Short exercise: In the listing below, find every line with the string "seaborn" and pull it out.

Raw data:
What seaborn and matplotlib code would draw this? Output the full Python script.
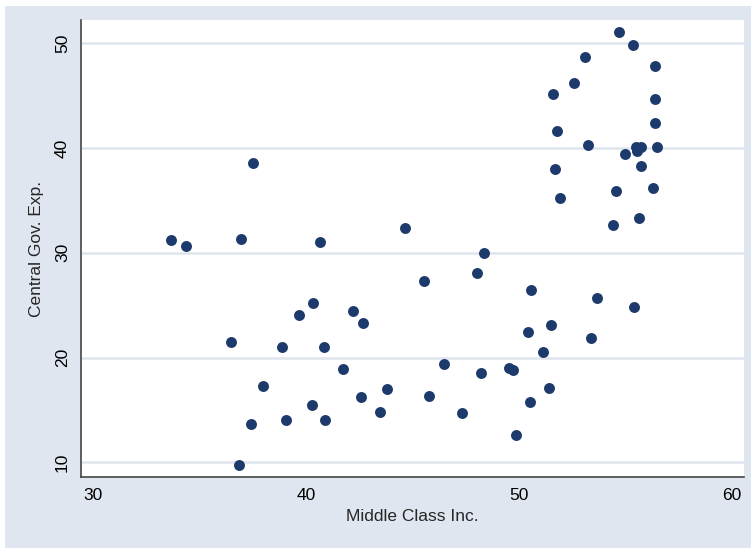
import numpy as np
import pandas as pd
import matplotlib
matplotlib.use("Agg")
import matplotlib.pyplot as plt
import seaborn as sns
from matplotlib.patches import Rectangle

# data
middle_class_inc = [
    54.68, 55.33, 53.08, 56.37, 52.58, 51.60, 56.40, 56.40, 51.80, 53.26,
    55.51, 55.74, 55.55, 56.48, 54.98, 51.69, 55.74, 37.53, 54.55, 56.27,
    51.91, 55.63, 54.43, 44.66, 33.68, 34.38, 36.96, 40.67, 48.36, 48.03,
    45.55, 50.56, 53.65, 55.38, 40.34, 39.68, 42.23, 42.70, 51.52, 50.44,
    53.36, 36.46, 38.87, 40.83, 51.11, 41.72, 46.46, 48.20, 49.51, 49.70,
    38.00, 43.80, 51.39, 42.56, 45.76, 40.30, 50.53, 43.46, 47.32, 37.43,
    39.06, 40.87, 49.84, 36.84,
]
central_gov_exp = [
    51.05, 49.87, 48.72, 47.83, 46.24, 45.16, 44.68, 42.36, 41.63, 40.29,
    40.10, 40.10, 39.72, 40.10, 39.43, 38.03, 38.29, 38.57, 35.93, 36.16,
    35.20, 33.34, 32.64, 32.36, 31.21, 30.64, 31.30, 31.02, 29.97, 28.06,
    27.32, 26.45, 25.68, 24.85, 25.21, 24.06, 24.44, 23.33, 23.11, 22.47,
    21.87, 21.46, 21.01, 20.98, 20.50, 18.91, 19.36, 18.50, 18.97, 18.78,
    17.28, 16.97, 17.06, 16.23, 16.33, 15.47, 15.79, 14.83, 14.68, 13.66,
    14.07, 14.02, 12.61, 9.77,
]
x_ticks = [30, 40, 50, 60]
y_ticks = [10, 20, 30, 40, 50]

df = pd.DataFrame({"Middle Class Inc.": middle_class_inc,
                   "Central Gov. Exp.": central_gov_exp})

sns.set_style("white")
plt.rcParams["font.family"] = ["Liberation Sans", "DejaVu Sans"]

bg = "#E0E6EF"
fig = plt.figure(figsize=(7.51, 5.48), dpi=100, facecolor="white")
fig.patches.append(Rectangle((5 / 751, 0), 1, 1 - 6 / 548, transform=fig.transFigure,
                             facecolor=bg, edgecolor="none", zorder=-10))

ax = fig.add_axes([81 / 751, 71 / 548, 663 / 751, 457 / 548])
ax.set_facecolor("white")

sns.scatterplot(data=df, x="Middle Class Inc.", y="Central Gov. Exp.", ax=ax,
                color="#1C3A6C", s=62, linewidth=0, zorder=3)

ax.set_xlim(29.44, 60.56)
ax.set_ylim(8.6, 52.22)
ax.set_xticks(x_ticks)
ax.set_yticks(y_ticks)
for yt in y_ticks:
    ax.axhline(yt, color="#DFE5EF", lw=1.8, zorder=1)

ax.tick_params(axis="both", direction="out", length=5, width=1, color="#444444",
               labelsize=12.5, labelcolor="black", pad=3)
for lab in ax.get_yticklabels():
    lab.set_rotation(90)
    lab.set_va("center")

for side in ["top", "right"]:
    ax.spines[side].set_visible(False)
for side in ["left", "bottom"]:
    ax.spines[side].set_color("#444444")
    ax.spines[side].set_linewidth(1.2)

ax.set_xlabel("Middle Class Inc.", fontsize=12.5, labelpad=4)
ax.set_ylabel("Central Gov. Exp.", fontsize=12.5, labelpad=8)

fig.savefig("out.png", dpi=100, facecolor=fig.get_facecolor())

Result of this exercise:
What seaborn and matplotlib code would draw this? Output the full Python script.
import seaborn as sns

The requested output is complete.